I want to cluster documents based on similarity.
I haved tried ssdeep (similarity hashing), very fast but i was told that k-means is faster and flann is fastest of all implementations, and more accurate so i am trying flann with python bindings but i can't find any example how to do it on text (it only support array of numbers).
I am very very new to this field (k-means, natural language processing). What i need is speed and accuracy.
My questions are:
You need to represent your document as an array of numbers (aka, a vector). There are many ways to do this, depending on how sophisticated you want to be, but the simplest way is just to represent is as a vector of word counts.
So here's what you do:
Count up the number of times each word appears in the document.
Choose a set of "feature" words that will be included in your vector. This should exclude extremely common words (aka "stopwords") like "the", "a", etc.
Make a vector for each document based on the counts of the feature words.
Here's an example.
If your "documents" are single sentences, and they look like (one doc per line):
there is a dog who chased a cat
someone ate pizza for lunch
the dog and a cat walk down the street toward another dog
If my set of feature words are [dog, cat, street, pizza, lunch]

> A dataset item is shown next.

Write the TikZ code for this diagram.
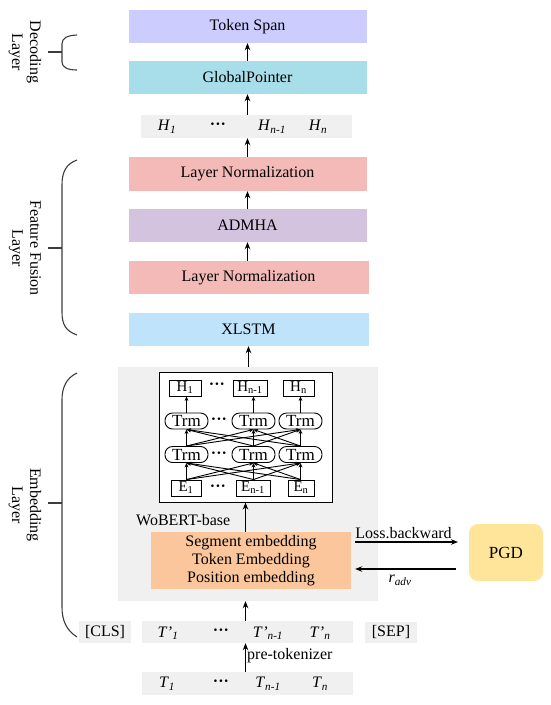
\documentclass[tikz,border=0pt]{standalone}
\usepackage{fontspec}
\setmainfont{Liberation Serif}
\usetikzlibrary{arrows.meta}
\definecolor{cspan}{RGB}{204,204,255}
\definecolor{cgp}{RGB}{167,222,233}
\definecolor{cln}{RGB}{244,186,183}
\definecolor{cadm}{RGB}{211,195,222}
\definecolor{cxl}{RGB}{190,227,250}
\definecolor{cgray}{RGB}{240,240,240}
\definecolor{corange}{RGB}{251,198,155}
\definecolor{cpgd}{RGB}{255,229,153}
\definecolor{cbrace}{RGB}{60,60,60}
\newcommand{\mydots}{\textbf{\char"00B7\char"00B7\char"00B7}}
\tikzset{
  fillbox/.style={rectangle, inner sep=0pt, anchor=center, font=\rmfamily\fontsize{16}{18}\selectfont},
  arr/.style={-{Stealth[length=7pt,width=5.5pt]}, line width=1.4pt, black},
  tarr/.style={-{Stealth[length=4.5pt,width=3.8pt]}, line width=0.9pt, black},
  inbox/.style={draw, line width=0.9pt, rectangle, inner sep=0pt, minimum height=16pt, font=\fontsize{15}{16}\selectfont},
  trm/.style={draw, line width=0.9pt, rectangle, rounded corners=7.5pt, inner sep=0pt, minimum width=43pt, minimum height=16pt, font=\fontsize{17}{17}\selectfont},
  txt/.style={inner sep=0pt, font=\fontsize{16}{18}\selectfont},
  bracel/.style={line width=1.1pt, cbrace},
  sidelab/.style={rotate=-90, align=center, inner sep=0pt, font=\fontsize{16}{18}\selectfont},
  dots/.style={inner sep=0pt, font=\fontsize{16}{18}\selectfont}
}
\begin{document}
\begin{tikzpicture}[x=1pt,y=-1pt]
\useasboundingbox (0,0) rectangle (550,705);
\fill[white] (0,0) rectangle (550,705);

% main column
\node[fillbox, fill=cspan, minimum width=238pt, minimum height=33pt] (ts) at (247.5,26.5) {Token Span};
\node[fillbox, fill=cgp, minimum width=238pt, minimum height=33pt] (gp) at (247.5,77.5) {GlobalPointer};
\node[fillbox, fill=cgray, minimum width=211pt, minimum height=23pt] (hrow) at (246.5,126.5) {};
\node[txt] (hr1) at (167,127) {\textit{H}\textsubscript{\textit{1}}};
\node[dots] (hrd) at (218,126) {\mydots};
\node[txt] (hr2) at (272,127) {\textit{H}\textsubscript{\textit{n-1}}};
\node[txt] (hr3) at (318,127) {\textit{H}\textsubscript{\textit{n}}};
\node[fillbox, fill=cln, minimum width=238pt, minimum height=34pt] (ln1) at (247.5,174) {Layer Normalization};
\node[fillbox, fill=cadm, minimum width=238pt, minimum height=33pt] (adm) at (247.5,225.5) {ADMHA};
\node[fillbox, fill=cln, minimum width=240pt, minimum height=33pt] (ln2) at (248.5,277.5) {Layer Normalization};
\node[fillbox, fill=cxl, minimum width=240pt, minimum height=33pt] (xl) at (248.5,329.5) {XLSTM};

% embedding area
\node[fillbox, fill=cgray, minimum width=260pt, minimum height=234pt] (emb) at (248,484) {};
\node[draw, line width=1pt, fill=white, rectangle, inner sep=0pt, minimum width=173pt, minimum height=130pt] (bert) at (245.5,437) {};
\node[txt, anchor=west] (wob) at (136,520) {WoBERT-base};
\node[fillbox, fill=corange, minimum width=200pt, minimum height=57pt, align=center] (orange) at (251,560.5) {Segment embedding\\Token Embedding\\Position embedding};
\node[fillbox, fill=cpgd, rounded corners=9pt, minimum width=74pt, minimum height=57pt, font=\rmfamily\fontsize{17}{18}\selectfont] (pgd) at (506,552.5) {PGD};

% inner BERT
\node[inbox, minimum width=32pt] (h1) at (185,388) {H\textsubscript{1}};
\node[inbox, minimum width=34pt] (h2) at (250,388) {H\textsubscript{n-1}};
\node[inbox, minimum width=31pt] (h3) at (298.5,388) {H\textsubscript{n}};
\node[dots] (hd) at (217,386) {\mydots};
\node[trm] (a1) at (186.5,421) {Trm};
\node[trm] (a2) at (253.5,421) {Trm};
\node[trm] (a3) at (300.5,421) {Trm};
\node[dots] (ad) at (219,421) {\mydots};
\node[trm] (b1) at (186.5,454.5) {Trm};
\node[trm] (b2) at (253.5,454.5) {Trm};
\node[trm] (b3) at (300.5,454.5) {Trm};
\node[dots] (bd) at (219,455) {\mydots};
\node[inbox, minimum width=30pt] (e1) at (186,488) {E\textsubscript{1}};
\node[inbox, minimum width=34pt] (e2) at (253,488) {E\textsubscript{n-1}};
\node[inbox, minimum width=26pt] (e3) at (301,488) {E\textsubscript{n}};
\node[dots] (ed) at (218,488) {\mydots};

\foreach \i in {1,2,3}{
  \draw[tarr] (a\i.north) -- (a\i.north |- h\i.south);
  \foreach \j in {1,2,3}{
    \draw[tarr] (b\j.north) -- (a\i.south);
    \draw[tarr] (e\j.north -| b\j.south) -- (b\i.south);
  }
}

% bottom rows
\node[fillbox, fill=cgray, minimum width=52pt, minimum height=22pt] (cls) at (105,632) {[CLS]};
\node[fillbox, fill=cgray, minimum width=211pt, minimum height=22pt] (tp) at (247.5,632) {};
\node[txt] (tp1) at (168,633) {\textit{T\kern0.5pt'}\textsubscript{\textit{1}}};
\node[dots] (tpd) at (221,632) {\mydots};
\node[txt] (tp2) at (268,633) {\textit{T\kern0.5pt'}\textsubscript{\textit{n-1}}};
\node[txt] (tp3) at (320,633) {\textit{T\kern0.5pt'}\textsubscript{\textit{n}}};
\node[fillbox, fill=cgray, minimum width=52pt, minimum height=21pt] (sep) at (391,632.5) {[SEP]};
\node[fillbox, fill=cgray, minimum width=211pt, minimum height=23pt] (trow) at (247.5,683.5) {};
\node[txt] (t1) at (167,684) {\textit{T}\textsubscript{\textit{1}}};
\node[dots] (td) at (221,683) {\mydots};
\node[txt] (t2) at (268,684) {\textit{T}\textsubscript{\textit{n-1}}};
\node[txt] (t3) at (320,684) {\textit{T}\textsubscript{\textit{n}}};

% main arrows
\draw[arr] (gp.north) -- (ts.south);
\draw[arr] (hrow.north -| gp.south) -- (gp.south);
\draw[arr] (ln1.north) -- (ln1.north |- hrow.south);
\draw[arr] (adm.north) -- (ln1.south);
\draw[arr] (ln2.north -| adm.south) -- (adm.south);
\draw[arr] (emb.north -| xl.south) -- (xl.south);
\draw[arr] (orange.north -| bert.south) -- (bert.south);
\draw[arr] (tp.north -| bert.south) -- (bert.south |- emb.south);
\draw[arr] (trow.north -| bert.south) -- (bert.south |- tp.south) node[pos=0.55, right=1pt, txt] (pretok) {pre-tokenizer};

% PGD arrows
\coordinate (lb) at (458,542);
\coordinate (ra) at (456,569);
\draw[arr, shorten <=4pt] (orange.east |- lb) -- (lb);
\draw[arr, shorten >=4pt] (ra) -- (orange.east |- ra);
\node[txt] (losslab) at (403.5,533) {Loss.backward};
\node[txt] (radv) at (400,580) {\textit{r}\textsubscript{\textit{adv}}};

% braces
\draw[bracel] (77,35) .. controls (67,35.5) and (62,38) .. (62,44) -- (62,62) .. controls (62,67) and (67,70) .. (77,70);
\draw[bracel] (48,52) -- (62,52);
\draw[bracel] (77,160) .. controls (66,164) and (62,172) .. (62,185) -- (62,312) .. controls (62,325) and (66,331) .. (77,335);
\draw[bracel] (48,248) -- (62,248);
\draw[bracel] (77,373) .. controls (66,378) and (62,388) .. (62,400) -- (62,607) .. controls (62,620) and (66,630) .. (77,637);
\draw[bracel] (48,503) -- (62,503);

\node[sidelab] (lab1) at (25,52) {Decoding\\Layer};
\node[sidelab] (lab2) at (25,248) {Feature Fusion\\Layer};
\node[sidelab] (lab3) at (25,505) {Embedding\\Layer};
\end{tikzpicture}
\end{document}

, then I can convert each document into a vector:
[1, 1, 0, 0, 0] // dog 1 time, cat 1 time
[0, 0, 0, 1, 1] // pizza 1 time, lunch 1 time
[2, 1, 1, 0, 0] // dog 2 times, cat 1 time, street 1 time
You can use these vectors in your k-means algorithm and it will hopefully group the first and third sentence together because they are similar, and make the second sentence a separate cluster since it is very different.